Trig Substitution Integral Question

Question

My class is going over trig substitution, but I can't figure this one out, mostly because it's not in the correct form. Could someone help explain how to set up this problem?

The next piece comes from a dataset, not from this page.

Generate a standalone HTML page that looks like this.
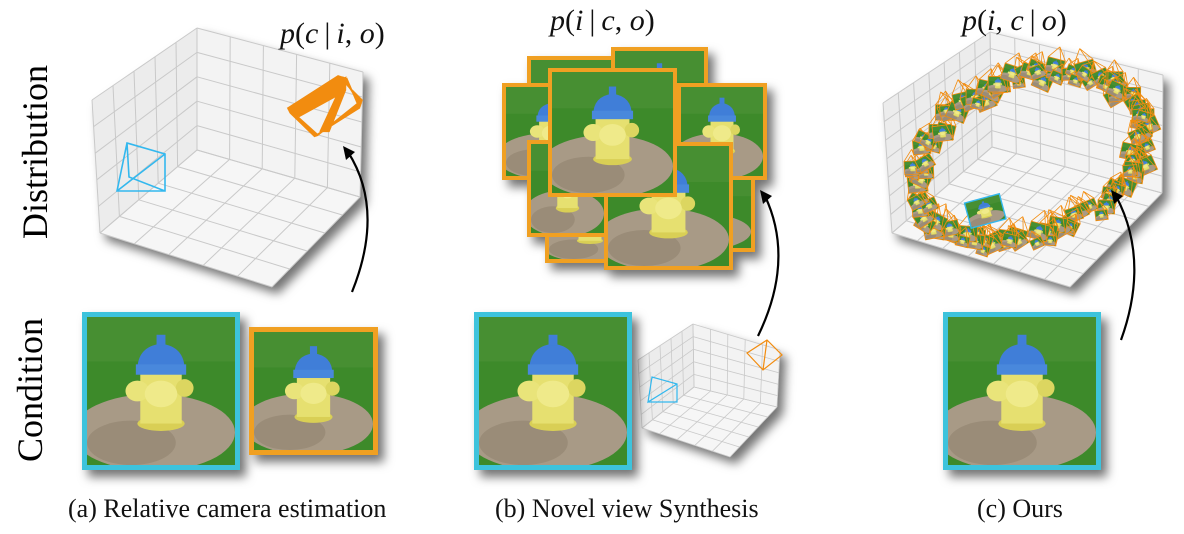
<!DOCTYPE html>
<html><head><meta charset="utf-8"><style>
html,body{margin:0;padding:0;background:#fff;}
body{width:1184px;height:534px;position:relative;overflow:hidden;font-family:"Liberation Serif","DejaVu Serif",serif;}
.t{position:absolute;white-space:nowrap;color:#111;font-family:"Liberation Serif","DejaVu Serif",serif;}
.f{font-style:italic;font-size:30px;}
.f span{font-style:normal;}
.cap{font-size:26px;}
.rot{position:absolute;transform:rotate(-90deg);transform-origin:center;font-size:36px;white-space:nowrap;font-family:"Liberation Serif","DejaVu Serif",serif;}
</style></head><body>
<svg id="s" width="1184" height="534" viewBox="0 0 1184 534" style="position:absolute;left:0;top:0">
<defs>
<filter id="sh" x="-20%" y="-20%" width="150%" height="150%"><feDropShadow dx="6" dy="7" stdDeviation="5" flood-color="#000" flood-opacity="0.55"/></filter>
<symbol id="hy" viewBox="0 0 100 100" preserveAspectRatio="none">
<rect width="100" height="100" fill="#3d8a2c"/>
<rect y="0" width="100" height="30" fill="#478f33"/>
<ellipse cx="45" cy="78" rx="55" ry="26" fill="#a89a86"/>
<ellipse cx="30" cy="85" rx="30" ry="15" fill="#9a8c78"/>
<ellipse cx="50" cy="72" rx="16" ry="5" fill="#d9cf55"/>
<rect x="36" y="38" width="28" height="34" fill="#e6e070"/>
<ellipse cx="34" cy="50" rx="8" ry="7" fill="#e9e47a"/>
<ellipse cx="66" cy="48" rx="6" ry="6" fill="#dcd660"/>
<ellipse cx="50" cy="52" rx="11" ry="9" fill="#efea8a"/>
<path d="M34 36 Q34 20 50 18 Q66 20 66 36 Z" fill="#3f7ed8"/>
<rect x="33" y="32" width="34" height="7" fill="#4a88dc"/>
<rect x="47" y="12" width="6" height="7" fill="#3f7ed8"/>
</symbol>
</defs>
<g id="boxes"></g>
<g id="stack" filter="url(#sh)"></g>
<g id="ring"></g>
<g filter="url(#sh)">
<rect x="82" y="312" width="158" height="158" fill="#3ec3dc"/>
<use href="#hy" x="87" y="317" width="148" height="148"/>
<rect x="249" y="327" width="129" height="128" fill="#f0a020"/>
<use href="#hy" x="254" y="332" width="119" height="118"/>
<rect x="474" y="312" width="158" height="158" fill="#3ec3dc"/>
<use href="#hy" x="479" y="317" width="148" height="148"/>
<rect x="943" y="312" width="158" height="158" fill="#3ec3dc"/>
<use href="#hy" x="948" y="317" width="148" height="148"/>
</g>
<g fill="none" stroke="#000" stroke-width="2.2">
<path d="M352 292 Q385 210 348 152"/>
<path d="M758 336 Q795 260 765 196"/>
<path d="M1121 340 Q1150 260 1116 196"/>
</g>
<g fill="#000">
<polygon points="343,146 355,152 346,160"/>
<polygon points="760,190 772,196 763,204"/>
<polygon points="1111,190 1123,196 1114,204"/>
</g>
</svg>
<div class="t f" style="left:280px;top:17px">p<span>(</span>c<span>&thinsp;|&thinsp;</span>i<span>, </span>o<span>)</span></div>
<div class="t f" style="left:550px;top:4px">p<span>(</span>i<span>&thinsp;|&thinsp;</span>c<span>, </span>o<span>)</span></div>
<div class="t f" style="left:962px;top:4px">p<span>(</span>i<span>, </span>c<span>&thinsp;|&thinsp;</span>o<span>)</span></div>
<div class="rot" style="left:-55px;top:131px;width:180px;text-align:center">Distribution</div>
<div class="rot" style="left:-45px;top:369px;width:150px;text-align:center">Condition</div>
<div class="t cap" style="left:68px;top:494px">(a) Relative camera estimation</div>
<div class="t cap" style="left:495px;top:494px">(b) Novel view Synthesis</div>
<div class="t cap" style="left:977px;top:494px">(c) Ours</div>
<script>
const NS="http://www.w3.org/2000/svg";
function el(p,t,a){const e=document.createElementNS(NS,t);for(const k in a)e.setAttribute(k,a[k]);p.appendChild(e);return e;}
const L=(a,b,t)=>[a[0]+(b[0]-a[0])*t,a[1]+(b[1]-a[1])*t];
function box(g,TL,TB,TR,RB,B,BL,I,n,sw){
 const gg=el(g,'g',{});
 el(gg,'polygon',{points:[TL,TB,TR,RB,B,BL].map(p=>p.join(',')).join(' '),fill:'#fff',filter:'url(#sh)'});
 el(gg,'polygon',{points:[TL,TB,I,BL].map(p=>p.join(',')).join(' '),fill:'#ececec'});
 el(gg,'polygon',{points:[TB,TR,RB,I].map(p=>p.join(',')).join(' '),fill:'#f3f3f3'});
 el(gg,'polygon',{points:[I,RB,B,BL].map(p=>p.join(',')).join(' '),fill:'#f6f6f6'});
 const ln=(a,b)=>el(gg,'line',{x1:a[0],y1:a[1],x2:b[0],y2:b[1],stroke:'#c9c9c9','stroke-width':sw});
 for(let k=0;k<=n;k++){const t=k/n;
  ln(L(TL,TB,t),L(BL,I,t)); ln(L(TL,BL,t),L(TB,I,t));
  ln(L(TB,TR,t),L(I,RB,t)); ln(L(TB,I,t),L(TR,RB,t));
  ln(L(I,RB,t),L(BL,B,t)); ln(L(I,BL,t),L(RB,B,t));}
}
const bx=document.getElementById('boxes');
box(bx,[92,100],[197,28],[363,72],[360,197],[272,287],[100,233],[197,150],5,1);
box(bx,[638,360],[693,324],[780,350],[777,407],[730,457],[642,428],[694,387],5,0.8);
box(bx,[883,103],[990,32],[1163,75],[1162,193],[1070,287],[892,233],[992,147],7,1);
el(bx,'path',{d:'M127 143 L117 191 L165 191 L165 154 Z M127 143 L129 177 L165 191 M117 191 L165 154',fill:'none',stroke:'#33b8ee','stroke-width':1.6});
let od='';for(let i=0;i<12;i++){const d=i*1.2,e=i*0.8;
 od+='M'+(288+e*0.3)+' '+(108+d*0.4)+' L'+(338+e)+' '+(76+d*0.2)+' L'+(362-e*0.3)+' '+(100+d*0.6)+' L'+(318-e*0.4)+' '+(135+d*0.1)+' Z M'+(290+e)+' '+(110+d*0.5)+' L'+(345)+' '+(78+d)+' L'+(320+e)+' '+(132)+' ';}
el(bx,'path',{d:od,fill:'none',stroke:'#f28c0f','stroke-width':1.5});
el(bx,'path',{d:'M648 402 L677 402 L677 384 L652 377 Z M652 377 L648 402 L677 384',fill:'none',stroke:'#33b8ee','stroke-width':1.2});
el(bx,'path',{d:'M747 353 L767 340 L782 355 L763 370 Z M767 340 L763 370',fill:'none',stroke:'#f28c0f','stroke-width':1.2});
const st=document.getElementById('stack');
[[527,56,90,100],[611,47,97,110],[640,170,115,82],[545,190,90,73],[502,83,100,97],[677,83,90,97],[527,140,81,97],[604,142,129,128],[548,68,129,129]].forEach(r=>{
 el(st,'rect',{x:r[0],y:r[1],width:r[2],height:r[3],fill:'#f0a020'});
 el(st,'use',{href:'#hy',x:r[0]+4,y:r[1]+4,width:r[2]-8,height:r[3]-8});});
const rg=document.getElementById('ring');
let seed=3;const rnd=()=>{seed=(seed*9301+49297)%233280;return seed/233280;};
const rot=-22*Math.PI/180;
for(let i=0;i<130;i++){const a=i/130*Math.PI*2+rnd()*0.05;
 const ex=118*Math.cos(a)+rnd()*14-7, ey=78*Math.sin(a)+rnd()*16-8;
 const cx=1030+ex*Math.cos(rot)-ey*Math.sin(rot), cy=158+ex*Math.sin(rot)+ey*Math.cos(rot);
 const s=12+rnd()*8;
 const g=el(rg,'g',{transform:'translate('+cx.toFixed(1)+','+cy.toFixed(1)+') rotate('+(rnd()*70-35).toFixed(1)+')'});
 el(g,'use',{href:'#hy',x:-s/2,y:-s*0.4,width:s,height:s*0.8});
 el(g,'path',{d:'M'+(-s/2)+' '+(-s*0.4)+' L'+(s/2)+' '+(-s*0.4)+' L'+(s/2)+' '+(s*0.4)+' L'+(-s/2)+' '+(s*0.4)+' Z M0 '+(-s*1.1)+' L'+(-s/2)+' '+(-s*0.4)+' M0 '+(-s*1.1)+' L'+(s/2)+' '+(-s*0.4)+' M0 '+(-s*1.1)+' L'+(s/2)+' '+(s*0.4),fill:'none',stroke:'#f28c0f','stroke-width':0.8});}
const g2=el(rg,'g',{transform:'translate(985,210) rotate(-15)'});
el(g2,'use',{href:'#hy',x:-18,y:-12,width:36,height:26});
el(g2,'rect',{x:-18,y:-12,width:36,height:26,fill:'none',stroke:'#33b8ee','stroke-width':1.4});
</script>
</body></html>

$$ \int \frac {1}{x^2-25} dx $$

Answer 1

You don't need trig here: use partial fractions.

Answer 2

If you insist on using trigonometric substitution, the correct one would be $x=5\sec\theta$. \begin{align*} \int \frac{dx}{x^2-25} &= \int\frac{\color{red}{5}\sec\theta\color{red}{\tan\theta}\,d\theta}{\color{red}{25\tan^2\theta}} = \frac{1}{5}\int\frac{\sec\theta}{\tan\theta}\,d\theta \\ &= \frac{1}{5}\int \csc\theta\,d\theta \\ &= -\frac{1}{5}\ln\left|\csc\theta + \cot\theta\right| + C \\ \end{align*} Drawing a right triangle with base angle $\theta$, hypotenuse $x$ and adjacent side $5$ (so that $\sec\theta = \frac{x}{5})$, we see that the opposite side must have length $\sqrt{x^2-25}$, so $\csc\theta = \frac{x}{\sqrt{x^2-25}}$ and $\cot\theta = \frac{5}{\sqrt{x^2-25}}$
Therefore \begin{align*} -\frac{1}{5}\ln\left|\csc\theta + \cot\theta\right| + C &= -\frac{1}{5}\ln\left|\frac{x}{\sqrt{x^2-25}} + \frac{5}{\sqrt{x^2-25}}\right| + C \\ &= -\frac{1}{5}\ln\left|\frac{x+5}{\sqrt{x^2-25}}\right| + C \\ &= -\frac{1}{5}\left(\ln\left|{x+5}\right|-\ln\left|{\sqrt{x^2-25}}\right|\right) + C \\ \\ &= -\frac{1}{5}\left(\ln\left|x+5\right|-\ln\left|\sqrt{x-5}\sqrt{x+5}\right|\right) + C \\ \\ &= -\frac{1}{5}\left(\ln\left|x+5\right|-\ln\left|\sqrt{x-5}\right|-\ln\left|\sqrt{x+5}\right|\right) + C \\ \\ &= -\frac{1}{5}\left(\ln\left|x+5\right|-\frac{1}{2}\ln\left|{x-5}\right|-\frac{1}{2}\ln\left|{x+5}\right|\right) + C \\ \\ &= -\frac{1}{5}\left(\frac{1}{2}\ln\left|x+5\right|-\frac{1}{2}\ln\left|{x-5}\right|\right) + C \\ \\ &= \frac{1}{10}\left(\ln|x-5| - \ln|x+5|\right) +C \end{align*}

This is definitely not the most straightforward solution but it's nice to know there's so inconsistency with the choice.

Answer 3

The integral $$ \int \frac {1}{x^2-25} dx $$ isn't in the correct form yet, but you can manipulate it easily $$ \int \frac {1}{x^2-25} dx = \int \frac {1}{25((\frac{x}{5})^2-1)} dx = \frac{1}{25}\int \frac {1}{(\frac{x}{5})^2-1} dx$$ now, just substitute $u=\frac{x}{5}, du=\frac{dx}{5}$ $$ \frac{1}{5}\int \frac {1}{u^2-1} du$$ continuing to manipulate... $$ \frac{1}{5}\int \frac {1}{u^2-1} du = \frac{1}{5}\int \frac {1}{\sec^2(\sec^{-1}u)-1} du=\frac{1}{5}\int \frac {1}{\tan^2(\sec^{-1}u)} du$$ From here on, it's just an inverse trigonometric substitution (albeit a messy one because it involves $\mid u \mid$). It would be far better to use inverse hyperbolic trigonometric substitution in this case, or as Robert Israel has already pointed out, partial fractions.